I’m in the same boat, bought a Samsung 40-something-inch smart tv for around $300 maybe 6 years ago off the neglected “small TV” aisle. It has some bloatware, but it’s never been an issue after configuring a few settings. I’m guessing if I went for one of the floor models, it’d have been a problem.
Expensive large screen displays are better.
Smart TVs are privacy invasive billboards that let you watch some TV on their terms.
They’re a little bit better if you just never connect them to the internet.
Even then you still have a bunch of cheap hardware crammed into an insufficiently ventilated box that will lead to problems down the line.
My TV is 15 years old, not very smart, thick as oatmeal, but works like a charm.

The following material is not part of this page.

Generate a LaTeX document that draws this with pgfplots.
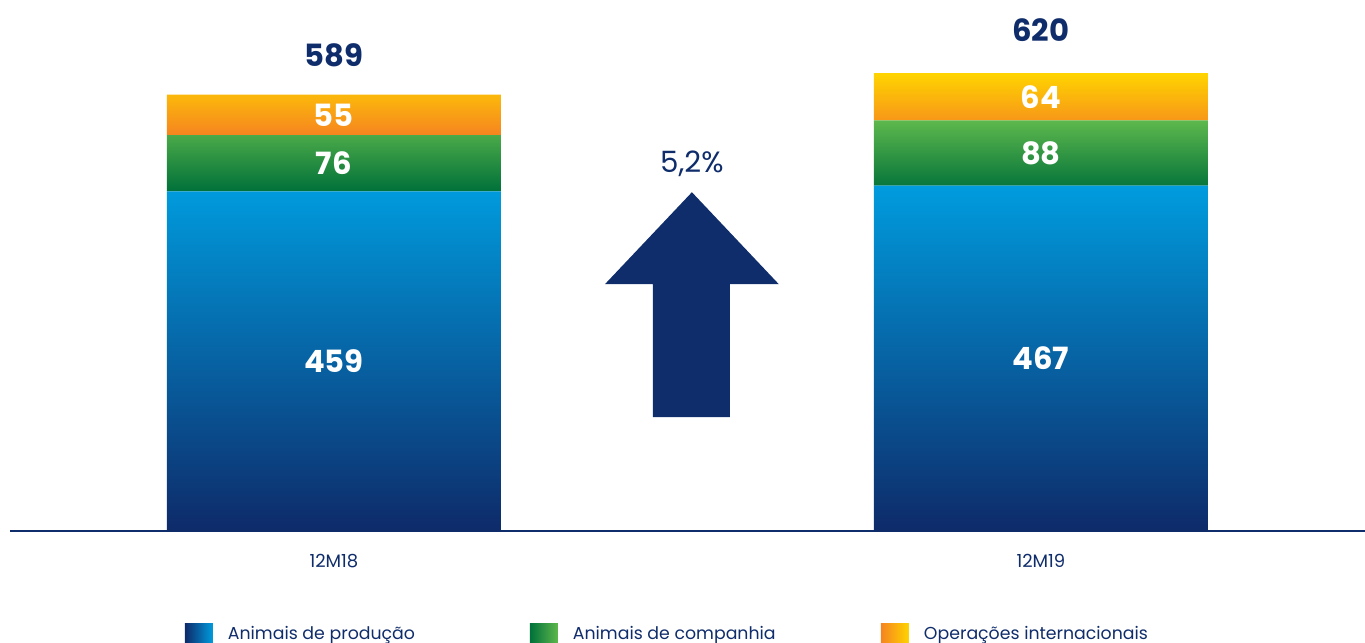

This just doesn’t seem to click for a lot of people for some reason that I cannot explain whatsoever. I don’t even have mine connected to electricity when I’m not using it.
Mine gets put in the garage when its not being used. Microphones to record you can work on battery power inside the tv
To be honest, I recently got a TCL Roku TV and I almost gave up on trying to use it as a dumb TV. I’m not a beginner at this, but setting up a network connection was so embedded in the initial setup, from the moment you turn the TV on. I did a couple factory resets and I could not figure out how to bypass it. Turns out I had to set it to “store display mode” at a certain point and then connect my other streaming device.
I opened my smart TV and removed the Bluetooth/WiFi PCI card that was inside it.
Good fucking luck connecting to something you privacy invading piece of shit.
The more expensive it is, the more ads and spyware it will have.
if you can’t tell the difference between a nice OLED and an average LCD then you need your eyeballs checked.
It’s not just about oled vs lcd. There’s a huge difference between backlight arrays in cheap lcds vs expensive lcds. And there’s still benefits to choosing lcd over oled. Either way, some people just don’t care about image quality. I have a friend that claims he still can’t tell the difference between dvd and Blu-ray, or 4k Blu-ray.
sure, it was just an extreme example. the point is the article is nonsense.
There’s plenty of people in this very thread who are super proud of their 7 year old $300 nameless small tvs
I can tell OLED and regular LED or LCD apart, but that type of improvement never seemed worth it to me. Maybe I should have checked out some specific content on it, but OLED never really blew my mind.
I’m still rocking a 2011 38" vizio from Costco. Does everything I need, nice and dumb, as a TV should be. A bigger and higher def TV won’t bring me more happiness, so I’ll be sticking with it until it quits and I can’t fix it.